Given problem: Take the listing from its first line through the line that contains "import pandas as pd" and please retype those lines exactly, leaving out the pictures.

Extracted records:

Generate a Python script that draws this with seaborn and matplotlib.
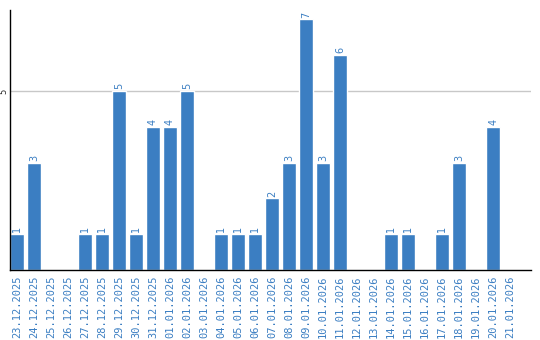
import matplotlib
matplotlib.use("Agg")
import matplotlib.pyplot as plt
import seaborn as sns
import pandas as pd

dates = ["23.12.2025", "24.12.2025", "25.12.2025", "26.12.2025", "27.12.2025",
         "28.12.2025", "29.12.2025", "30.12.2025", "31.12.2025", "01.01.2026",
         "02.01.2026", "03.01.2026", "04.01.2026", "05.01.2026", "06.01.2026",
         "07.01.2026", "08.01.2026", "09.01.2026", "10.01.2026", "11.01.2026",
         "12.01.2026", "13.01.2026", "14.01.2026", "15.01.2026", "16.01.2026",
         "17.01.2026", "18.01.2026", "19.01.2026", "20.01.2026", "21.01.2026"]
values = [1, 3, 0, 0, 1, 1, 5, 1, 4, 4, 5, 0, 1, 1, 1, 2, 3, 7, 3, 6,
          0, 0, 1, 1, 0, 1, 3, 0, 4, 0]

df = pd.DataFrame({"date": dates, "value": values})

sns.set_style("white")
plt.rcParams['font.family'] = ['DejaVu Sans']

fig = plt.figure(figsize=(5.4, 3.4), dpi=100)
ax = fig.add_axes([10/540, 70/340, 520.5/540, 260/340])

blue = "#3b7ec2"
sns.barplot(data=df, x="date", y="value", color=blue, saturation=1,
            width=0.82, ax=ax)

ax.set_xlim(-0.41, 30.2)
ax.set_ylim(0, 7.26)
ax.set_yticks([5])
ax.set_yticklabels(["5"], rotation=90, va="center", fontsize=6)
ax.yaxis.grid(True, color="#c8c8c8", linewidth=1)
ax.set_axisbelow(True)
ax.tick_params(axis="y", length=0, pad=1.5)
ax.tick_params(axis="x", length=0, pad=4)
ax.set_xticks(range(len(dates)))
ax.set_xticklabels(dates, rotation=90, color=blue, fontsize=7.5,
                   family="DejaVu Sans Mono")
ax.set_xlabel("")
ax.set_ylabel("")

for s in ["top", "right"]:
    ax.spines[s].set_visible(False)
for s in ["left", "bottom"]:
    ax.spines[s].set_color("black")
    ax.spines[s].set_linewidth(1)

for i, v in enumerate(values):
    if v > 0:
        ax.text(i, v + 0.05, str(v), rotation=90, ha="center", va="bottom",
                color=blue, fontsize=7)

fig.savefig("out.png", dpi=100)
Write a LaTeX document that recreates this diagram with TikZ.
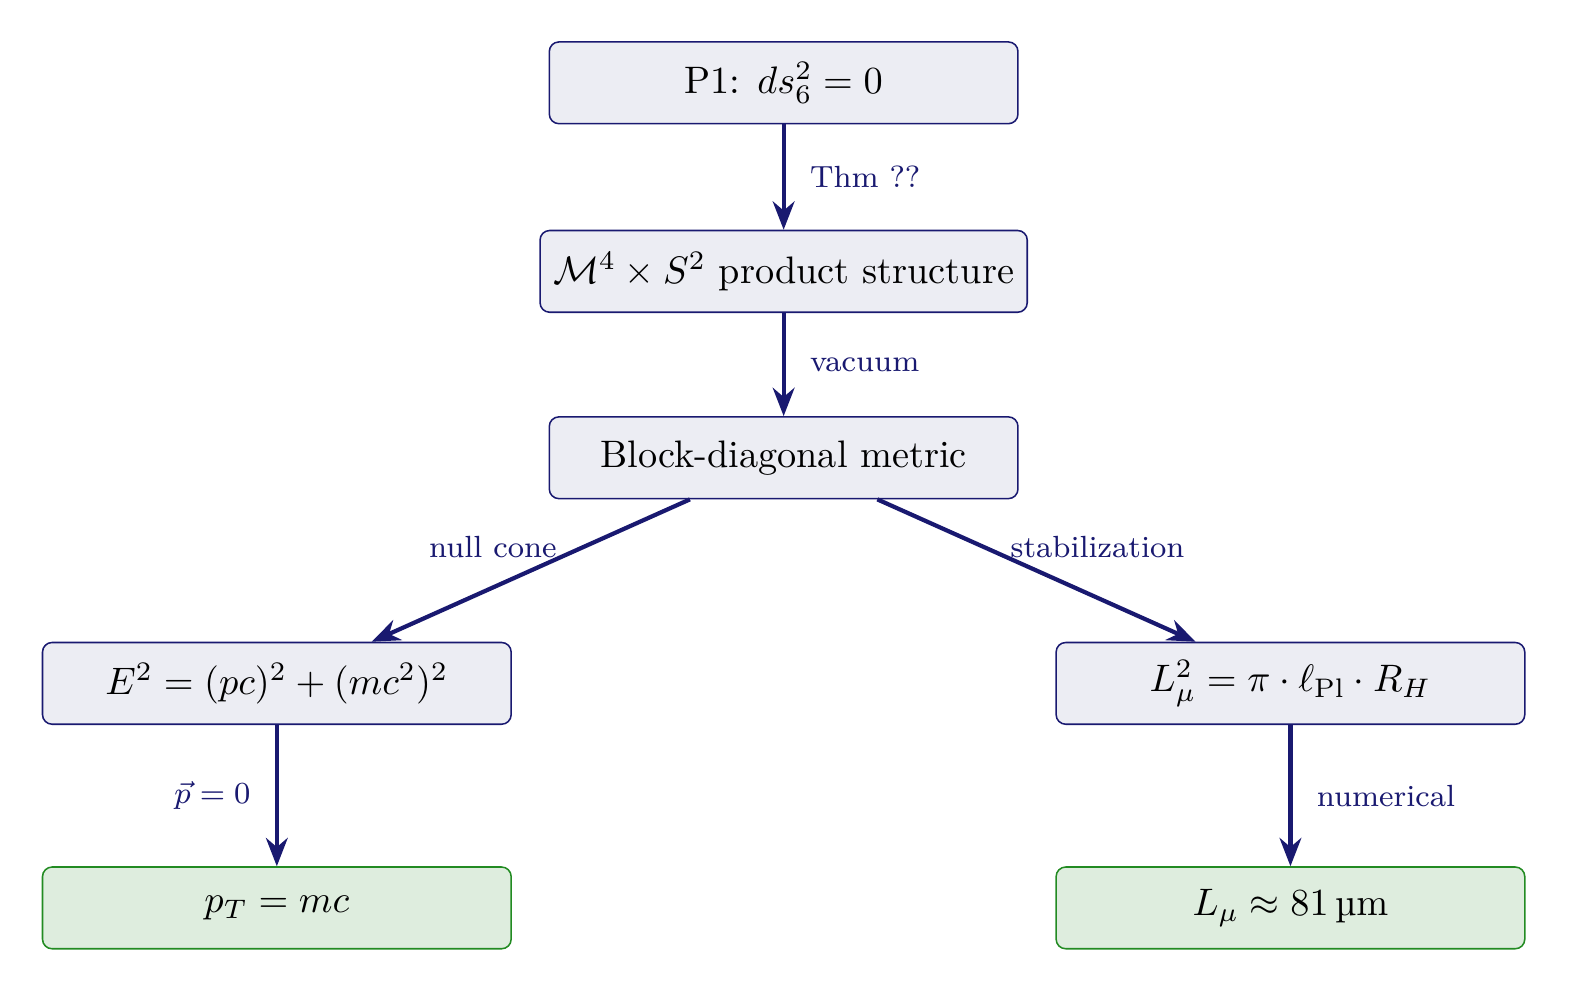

Output:
Generate a Python script that draws this with seaborn and matplotlib.
import matplotlib
matplotlib.use("Agg")
import matplotlib.pyplot as plt
import seaborn as sns
import pandas as pd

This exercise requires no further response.